New jobless claims in Washington fell last week, the second drop in as many weeks, but the state’s unemployment rate jumped as pandemic restrictions continued to take out jobs at restaurants and some other in-person businesses.
“The renewed efforts taken to contain the spread of COVID deeply impacted industries that provide high-contact services,” said Paul Turek, economist for the state Employment Security Department (ESD), in a statement Wednesday.
Washingtonians filed 19,212 new, or “initial,” claims last week, a 29.2% decrease from the week before, the ESD reported Thursday.
But Washington’s unemployment rate for December jumped to 7.1%, up from 5.7% the month before, the ESD reported Wednesday. The state lost 9,900 jobs in December, the first loss since last May, as the initial pandemic-related layoffs were tapering off. The U.S. unemployment rate was 6.7% in December.
Turek said the December job losses stemmed, in part, from layoffs at leisure and hospitality companies, which have been heavily affected by restrictions that were reimposed by Gov. Jay Inslee in November as COVID-19 cases surged.
In most other sectors, however, employment was “mostly holding up better,” Turek added.
Washington’s decline in new job claims last week was driven, in part, by large drops in claims from workers in construction and administration jobs, the ESD reported.
The state also saw a decline in “continuing,” or ongoing, claims for benefits that claimants file each week they remain jobless. Last week, Washingtonians filed 437,025 continuing claims, down 7.7% from a week earlier, the ESD reported.
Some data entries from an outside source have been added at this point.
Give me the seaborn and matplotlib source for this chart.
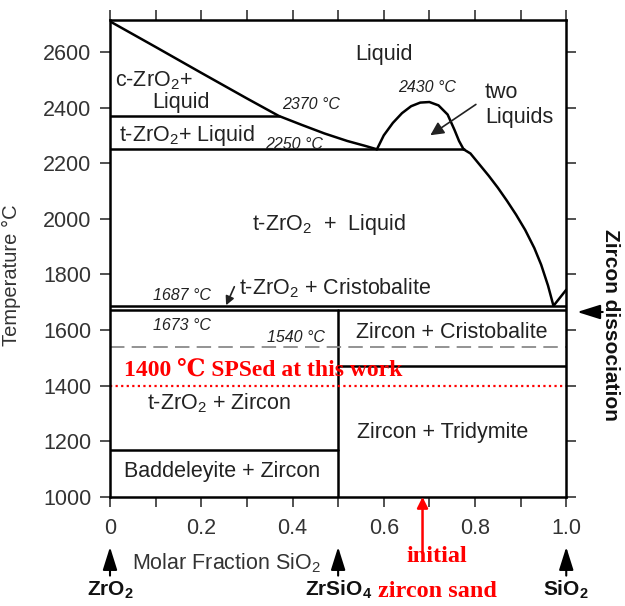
import numpy as np
import pandas as pd
import seaborn as sns
import matplotlib.pyplot as plt

# liquidus ZrO2 side
liq_left_x = [0.0, 0.1, 0.2, 0.3, 0.37, 0.42, 0.47, 0.52, 0.56, 0.585]
liq_left_t = [2710, 2618, 2525, 2433, 2370, 2338, 2307, 2280, 2262, 2250]

# two liquid dome
dome_x = [0.585, 0.60, 0.62, 0.64, 0.66, 0.68, 0.70, 0.72, 0.74, 0.755, 0.765, 0.775]
dome_t = [2250, 2300, 2345, 2380, 2405, 2418, 2420, 2408, 2375, 2320, 2280, 2250]

# liquidus SiO2 side
liq_right_x = [0.775, 0.79, 0.81, 0.83, 0.85, 0.87, 0.89, 0.91, 0.93, 0.945, 0.96, 0.972, 1.0]
liq_right_t = [2250, 2235, 2195, 2155, 2112, 2065, 2015, 1960, 1895, 1835, 1760, 1687, 1745]

# solid boundaries: start x, end x, temperature
h_x0 = [0.0, 0.0, 0.0, 0.0, 0.0, 0.5]
h_x1 = [0.37, 0.775, 1.0, 1.0, 0.5, 1.0]
h_t = [2370, 2250, 1687, 1673, 1170, 1470]

zircon_x = 0.5
zircon_t = [1000, 1673]
alpha_t = 1540
sps_t = 1400

x_ticks = [0, 0.1, 0.2, 0.3, 0.4, 0.5, 0.6, 0.7, 0.8, 0.9, 1.0]
x_labels = ['0', '', '0.2', '', '0.4', '', '0.6', '', '0.8', '', '1.0']
y_ticks = [1000, 1200, 1400, 1600, 1800, 2000, 2200, 2400, 2600]

sns.set_theme(style="ticks")
plt.rcParams['font.family'] = ['Liberation Sans', 'DejaVu Sans']
plt.rcParams['mathtext.fontset'] = 'custom'
plt.rcParams['mathtext.rm'] = 'Liberation Sans'
plt.rcParams['mathtext.it'] = 'Liberation Sans:italic'
plt.rcParams['mathtext.bf'] = 'Liberation Sans:bold'

fig = plt.figure(figsize=(6.25, 6.06), dpi=100)
ax = fig.add_axes([0.176, 0.18, 0.73, 0.787])

lw = 1.8
sns.lineplot(x=liq_left_x, y=liq_left_t, ax=ax, color='black', lw=lw, sort=False, estimator=None)
sns.lineplot(x=dome_x, y=dome_t, ax=ax, color='black', lw=lw, sort=False, estimator=None)
sns.lineplot(x=liq_right_x, y=liq_right_t, ax=ax, color='black', lw=lw, sort=False, estimator=None)

for x0, x1, t in zip(h_x0, h_x1, h_t):
    sns.lineplot(x=[x0, x1], y=[t, t], ax=ax, color='black', lw=lw, estimator=None)
sns.lineplot(x=[zircon_x, zircon_x], y=zircon_t, ax=ax, color='black', lw=lw, sort=False, estimator=None)

ax.plot([0, 1], [alpha_t, alpha_t], color='#8a8a8a', lw=1.3, dashes=(8, 4))
ax.plot([0, 1], [sps_t, sps_t], color='red', lw=1.6, ls=(0, (1, 1.5)))

ax.set_xlim(0, 1)
ax.set_ylim(1000, 2715)
ax.set_xticks(x_ticks)
ax.set_xticklabels(x_labels)
ax.set_yticks(y_ticks)
ax.tick_params(direction='out', top=True, right=True, length=7.5, width=1.2,
               labelsize=15.5, colors='#333333', pad=6)
ax.tick_params(axis='x', pad=8)
for s in ax.spines.values():
    s.set_linewidth(1.8)
    s.set_color('black')

ax.set_ylabel('Temperature °C', fontsize=14.5, color='#333333')
ax.yaxis.set_label_coords(-0.195, 0.465)
ax.set_xlabel('Molar Fraction SiO$_2$', fontsize=15.5, color='#333333')
ax.xaxis.set_label_coords(0.255, -0.115)

tc = '#222222'
fs = 15.5
ax.text(0.60, 2590, 'Liquid', fontsize=fs, color=tc, ha='center', va='center')
ax.text(0.012, 2496, 'c-ZrO$_2$+', fontsize=fs, color=tc, ha='left', va='center')
ax.text(0.155, 2417, 'Liquid', fontsize=fs, color=tc, ha='center', va='center')
ax.text(0.02, 2300, 't-ZrO$_2$+ Liquid', fontsize=fs, color=tc, ha='left', va='center')
ax.text(0.822, 2456, 'two', fontsize=fs, color=tc, ha='left', va='center')
ax.text(0.822, 2363, 'Liquids', fontsize=fs, color=tc, ha='left', va='center')
ax.annotate('', xy=(0.697, 2295), xytext=(0.807, 2417),
            arrowprops=dict(arrowstyle='-|>', color='#222222', lw=1.2, mutation_scale=20))
ax.text(0.48, 1978, 't-ZrO$_2$  +  Liquid', fontsize=fs, color=tc, ha='center', va='center')
ax.text(0.283, 1752, 't-ZrO$_2$ + Cristobalite', fontsize=fs, color=tc, ha='left', va='center')
ax.annotate('', xy=(0.252, 1680), xytext=(0.275, 1765),
            arrowprops=dict(arrowstyle='-|>', color='#222222', lw=1.2, mutation_scale=13))
ax.text(0.75, 1593, 'Zircon + Cristobalite', fontsize=fs, color=tc, ha='center', va='center')
ax.text(0.24, 1338, 't-ZrO$_2$ + Zircon', fontsize=fs, color=tc, ha='center', va='center')
ax.text(0.245, 1090, 'Baddeleyite + Zircon', fontsize=fs, color=tc, ha='center', va='center')
ax.text(0.73, 1230, 'Zircon + Tridymite', fontsize=fs, color=tc, ha='center', va='center')

ifs = 11.5
ax.text(0.378, 2410, '2370 °C', fontsize=ifs, style='italic', color=tc, ha='left', va='center')
ax.text(0.34, 2266, '2250 °C', fontsize=ifs, style='italic', color=tc, ha='left', va='center')
ax.text(0.695, 2471, '2430 °C', fontsize=ifs, style='italic', color=tc, ha='center', va='center')
ax.text(0.095, 1723, '1687 °C', fontsize=ifs, style='italic', color=tc, ha='left', va='center')
ax.text(0.095, 1618, '1673 °C', fontsize=ifs, style='italic', color=tc, ha='left', va='center')
ax.text(0.345, 1572, '1540 °C', fontsize=ifs, style='italic', color=tc, ha='left', va='center')

serif = ['Liberation Serif', 'DejaVu Serif']
ax.text(0.03, 1457, '1400 ℃ SPSed at this work', fontsize=17, fontweight='bold',
        color='red', family=serif, ha='left', va='center')

arrow_kw = dict(arrowstyle='-|>,head_length=0.7,head_width=0.22', color='black',
                lw=1.5, mutation_scale=20, shrinkA=0, shrinkB=0)

tr = ax.get_xaxis_transform()
end_labels = ['ZrO$_\\mathbf{2}$', 'ZrSiO$_\\mathbf{4}$', 'SiO$_\\mathbf{2}$']
for xp, lab in zip([0.0, 0.5, 1.0], end_labels):
    ax.annotate('', xy=(xp, -0.105), xytext=(xp, -0.165), xycoords=tr, textcoords=tr,
                arrowprops=arrow_kw)
    ax.text(xp, -0.195, lab, transform=tr, fontsize=15, fontweight='bold', color='#111111',
            ha='center', va='center')

ax.annotate('', xy=(0.685, 0.0), xytext=(0.685, -0.118), xycoords=tr, textcoords=tr,
            arrowprops=dict(arrowstyle='-|>', color='red', lw=1.8, mutation_scale=16,
                            shrinkA=0, shrinkB=0))
ax.text(0.717, -0.125, 'initial', transform=tr, fontsize=17.5, fontweight='bold',
        color='red', family=serif, ha='center', va='center')
ax.text(0.717, -0.198, 'zircon sand', transform=tr, fontsize=17.5, fontweight='bold',
        color='red', family=serif, ha='center', va='center')

ax.text(1.097, 1618, 'Zircon dissociation', fontsize=15, fontweight='bold', color='#111111',
        rotation=-90, ha='center', va='center', transform=ax.transData, clip_on=False)
ax.annotate('', xy=(1.024, 1665), xytext=(1.08, 1665), arrowprops=arrow_kw,
            annotation_clip=False)

fig.savefig('out.png', dpi=100)
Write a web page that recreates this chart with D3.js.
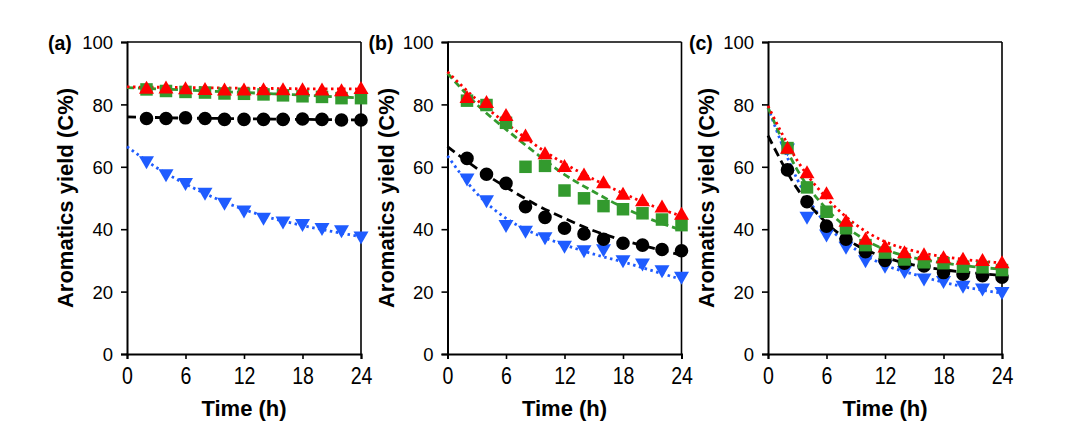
<!DOCTYPE html>
<html><head><meta charset="utf-8">
<script src="https://cdn.jsdelivr.net/npm/d3@7"></script>
<style>
body{margin:0;background:#fff;}
text{font-family:"Liberation Sans",Arial,sans-serif;fill:#000;}
</style></head>
<body>
<svg id="chart" width="1089" height="440"></svg>
<script>
// ---- data ----
const times = [2,4,6,8,10,12,14,16,18,20,22,24];
const fitTimes = [0,3,6,9,12,15,18,21,24];
const xTicks = [0,6,12,18,24];
const yTicks = [0,20,40,60,80,100];
const panelLabels = ["(a)","(b)","(c)"];
const xTitle = "Time (h)";
const yTitle = "Aromatics yield (C%)";

// panel (a)
const aBlack = [75.5,75.5,75.7,75.5,75.2,75.2,75.2,75.2,75.3,75.2,75.0,75.0];
const aGreen = [84.8,84.3,84.0,83.8,83.5,83.4,83.2,82.9,82.6,82.4,82.0,82.0];
const aRed   = [85.5,85.6,85.3,85.1,84.9,84.9,85.0,85.0,85.0,84.9,84.7,85.4];
const aBlue  = [61.3,57.1,54.3,51.2,48.0,45.5,43.2,42.0,41.2,39.9,39.2,37.2];
const aBlackFit = [76.0,75.8,75.6,75.5,75.4,75.3,75.2,75.1,75.0];
const aGreenFit = [85.4,85.0,84.6,84.2,83.8,83.4,83.0,82.5,82.1];
const aRedFit   = [85.6,85.5,85.4,85.3,85.2,85.1,85.0,85.0,84.9];
const aBlueFit  = [66.5,59.8,54.5,50.0,46.3,43.4,41.2,39.3,37.6];

// panel (b)
const bBlack = [62.7,57.6,54.7,47.2,43.8,40.3,38.5,36.8,35.5,34.9,33.5,33.1];
const bGreen = [81.2,79.8,74.1,60.0,60.3,52.4,49.9,47.4,46.4,45.1,43.1,41.3];
const bRed   = [82.5,80.9,76.8,70.2,64.5,60.4,57.7,55.2,51.5,49.4,47.4,45.1];
const bBlue  = [55.8,48.8,40.9,39.0,36.9,34.2,32.8,33.1,29.6,28.5,26.4,24.3];
const bBlackFit = [66.5,59.5,53.5,48.0,43.5,39.5,36.5,34.0,31.7];
const bGreenFit = [90.0,80.0,72.0,64.5,57.5,52.0,47.0,43.0,39.7];
const bRedFit   = [90.5,81.5,74.0,67.0,61.0,56.0,51.5,47.5,44.2];
const bBlueFit  = [63.5,51.5,43.5,38.5,35.0,32.0,29.5,26.7,23.9];

// panel (c)
const cBlack = [59.0,48.8,41.0,36.8,32.8,30.0,29.1,28.2,26.1,25.6,25.1,24.6];
const cGreen = [66.0,53.4,45.6,40.3,34.9,32.5,30.3,29.4,29.1,28.0,27.8,26.9];
const cRed   = [66.3,58.4,51.7,42.9,37.1,34.6,32.8,32.1,31.2,30.7,30.3,29.6];
const cBlue  = [65.4,43.5,37.8,33.9,29.6,27.8,26.1,23.7,22.9,21.4,20.5,19.4];
const cBlackFit = [70.0,53.0,42.0,35.0,31.0,28.5,27.0,26.0,25.2];
const cGreenFit = [79.0,59.0,46.5,38.5,33.5,30.8,29.2,28.0,27.2];
const cRedFit   = [79.5,62.0,50.0,41.5,36.0,33.0,31.2,30.0,29.2];
const cBlueFit  = [79.0,56.0,41.5,33.5,28.5,25.5,23.0,21.0,19.5];

const panels = [
  {label:panelLabels[0], black:aBlack, green:aGreen, red:aRed, blue:aBlue,
   blackFit:aBlackFit, greenFit:aGreenFit, redFit:aRedFit, blueFit:aBlueFit},
  {label:panelLabels[1], black:bBlack, green:bGreen, red:bRed, blue:bBlue,
   blackFit:bBlackFit, greenFit:bGreenFit, redFit:bRedFit, blueFit:bBlueFit},
  {label:panelLabels[2], black:cBlack, green:cGreen, red:cRed, blue:cBlue,
   blackFit:cBlackFit, greenFit:cGreenFit, redFit:cRedFit, blueFit:cBlueFit}
];

// ---- styles ----
const COL = {black:"#000000", green:"#339a2e", red:"#ff0000", blue:"#1f5cff"};
const lefts = [127, 447.5, 768];
const PW = 234, PTOP = 42, PBOT = 354;

const triUp = {draw(ctx, size){ const w=15,h=13; ctx.moveTo(0,-h/2); ctx.lineTo(w/2,h/2); ctx.lineTo(-w/2,h/2); ctx.closePath(); }};
const triDown = {draw(ctx, size){ const w=15,h=13; ctx.moveTo(0,h/2); ctx.lineTo(w/2,-h/2); ctx.lineTo(-w/2,-h/2); ctx.closePath(); }};
const square = {draw(ctx, size){ const s=12.5; ctx.rect(-s/2,-s/2,s,s); }};
const circle = {draw(ctx, size){ ctx.arc(0,0,6.8,0,2*Math.PI); }};

const svg = d3.select("#chart");

panels.forEach((p, i) => {
  const L = lefts[i];
  const x = d3.scaleLinear().domain([0,24]).range([L, L+PW]);
  const y = d3.scaleLinear().domain([0,100]).range([PBOT, PTOP]);
  const g = svg.append("g");

  // frame (top & right)
  g.append("line").attr("x1",x(0)).attr("x2",x(24)).attr("y1",y(100)).attr("y2",y(100))
    .attr("stroke","#000").attr("stroke-width",1.6);
  g.append("line").attr("x1",x(24)).attr("x2",x(24)).attr("y1",y(100)).attr("y2",y(0))
    .attr("stroke","#000").attr("stroke-width",1.6);

  // axes
  const gx = g.append("g").attr("transform",`translate(0,${PBOT})`)
    .call(d3.axisBottom(x).tickValues(xTicks).tickSize(5).tickFormat(d3.format("d")));
  gx.select(".domain").attr("stroke-width",2);
  gx.selectAll(".tick line").attr("stroke-width",1.6);
  gx.selectAll(".tick text").attr("y",30).attr("dy",null)
    .attr("transform","scale(0.85,1)")
    .style("font-size","23px").attr("font-family",null);

  const gy = g.append("g").attr("transform",`translate(${L},0)`)
    .call(d3.axisLeft(y).tickValues(yTicks).tickSize(6));
  gy.select(".domain").attr("stroke-width",2);
  gy.selectAll(".tick line").attr("stroke-width",1.6);
  gy.selectAll(".tick text").attr("x",-14).attr("dy","0.36em")
    .style("font-size","18.5px").attr("font-family",null);
  svg.selectAll(".domain").attr("stroke","#000");

  // titles
  g.append("text").attr("x",L+PW/2).attr("y",416).attr("text-anchor","middle")
    .style("font-size","22px").style("font-weight","bold").text(xTitle);
  g.append("text").attr("transform",`translate(${L-54},${(PTOP+PBOT)/2}) rotate(-90)`)
    .attr("text-anchor","middle").style("font-size","22px").style("font-weight","bold").text(yTitle);
  g.append("text").attr("x",L-79).attr("y",50)
    .style("font-size","19.5px").style("font-weight","bold").text(p.label);

  // fit lines
  const line = d3.line().x(d=>x(d[0])).y(d=>y(d[1])).curve(d3.curveMonotoneX);
  const fits = [
    {key:"blueFit", col:COL.blue, dash:"2.5,3.5"},
    {key:"blackFit", col:COL.black, dash:"9,5"},
    {key:"greenFit", col:COL.green, dash:"7,4"},
    {key:"redFit", col:COL.red, dash:"2.5,3.5"}
  ];
  fits.forEach(f => {
    g.append("path").datum(fitTimes.map((t,j)=>[t,p[f.key][j]]))
      .attr("d",line).attr("fill","none").attr("stroke",f.col)
      .attr("stroke-width",2.8).attr("stroke-dasharray",f.dash);
  });

  // markers
  const series = [
    {key:"blue", type:triDown},
    {key:"black", type:circle},
    {key:"green", type:square},
    {key:"red", type:triUp}
  ];
  series.forEach(s => {
    g.append("g").selectAll("path").data(times.map((t,j)=>[t,p[s.key][j]])).join("path")
      .attr("transform",d=>`translate(${x(d[0])},${y(d[1])})`)
      .attr("d",d3.symbol().type(s.type)())
      .attr("fill",COL[s.key]);
  });
});
</script>
</body></html>
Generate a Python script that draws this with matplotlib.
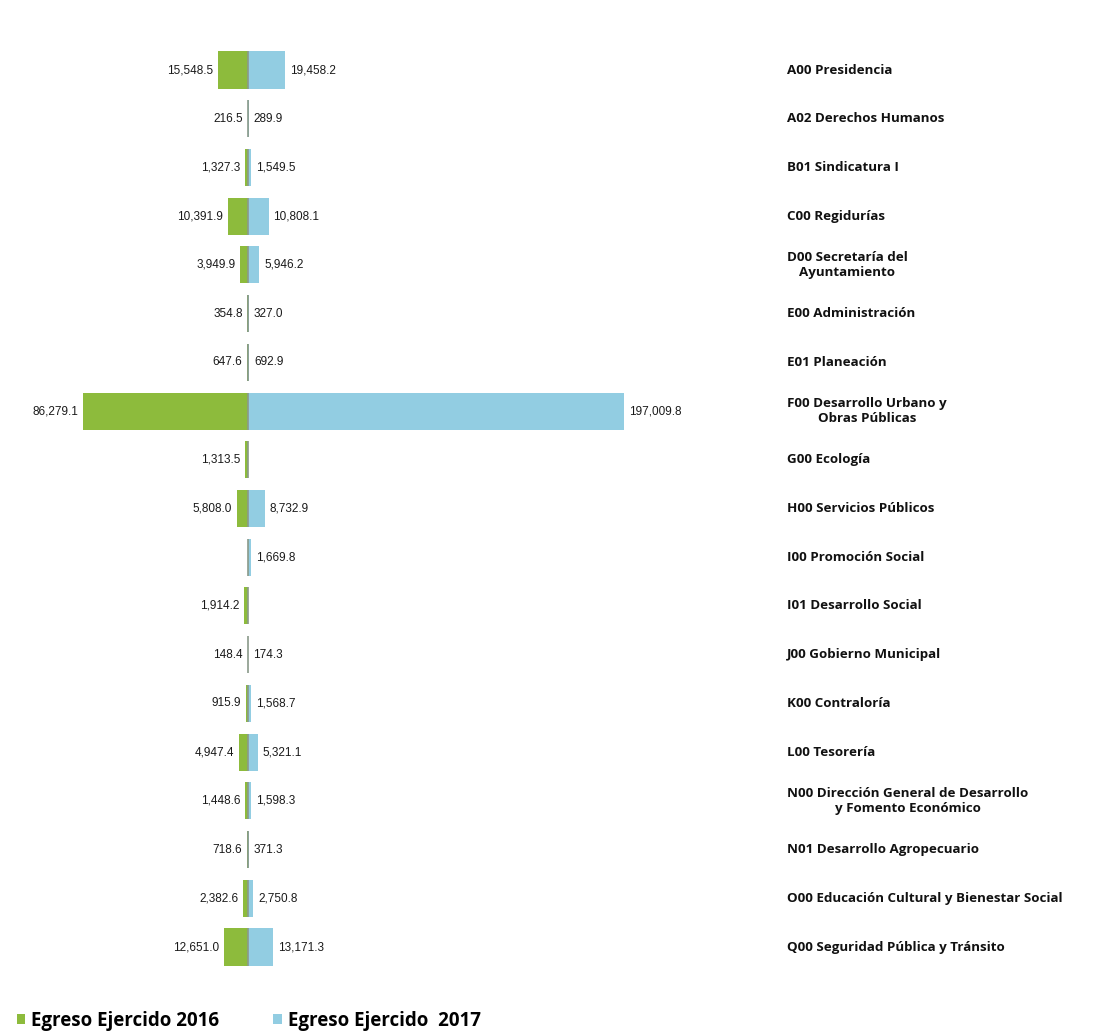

However, for the third week in a row, the ESD did not post some claims data, including the total number of people receiving benefits in Washington. The last time the ESD posted that data — for the week ending Dec. 26 — the agency was paying benefits to 281,328 people.
Also missing this week from the ESD: the number of individuals who had filed claims but had not been paid and were waiting for the ESD to resolve an issue with their claim; the average time required to resolve a problem on a claim; and the average time claimants typically wait to receive their first payment.
Agency officials have said that claims data isn’t available because recently extended federal benefits have changed how ESD calculates who is receiving benefits and how long it takes to pay some claimants.
As of Dec. 26, the most recent date for which the data is available, 39,613 claimants were not receiving benefits and were waiting for the ESD to resolve an issue with their claim.
The agency has rolled out several new benefits authorized in the recent federal stimulus law, including an extra $300 a week that claimants began receiving this month.
Since March, more than a million Washingtonians have been paid more than $13.8 billion in benefits, with roughly two-thirds of the money coming from the federal government.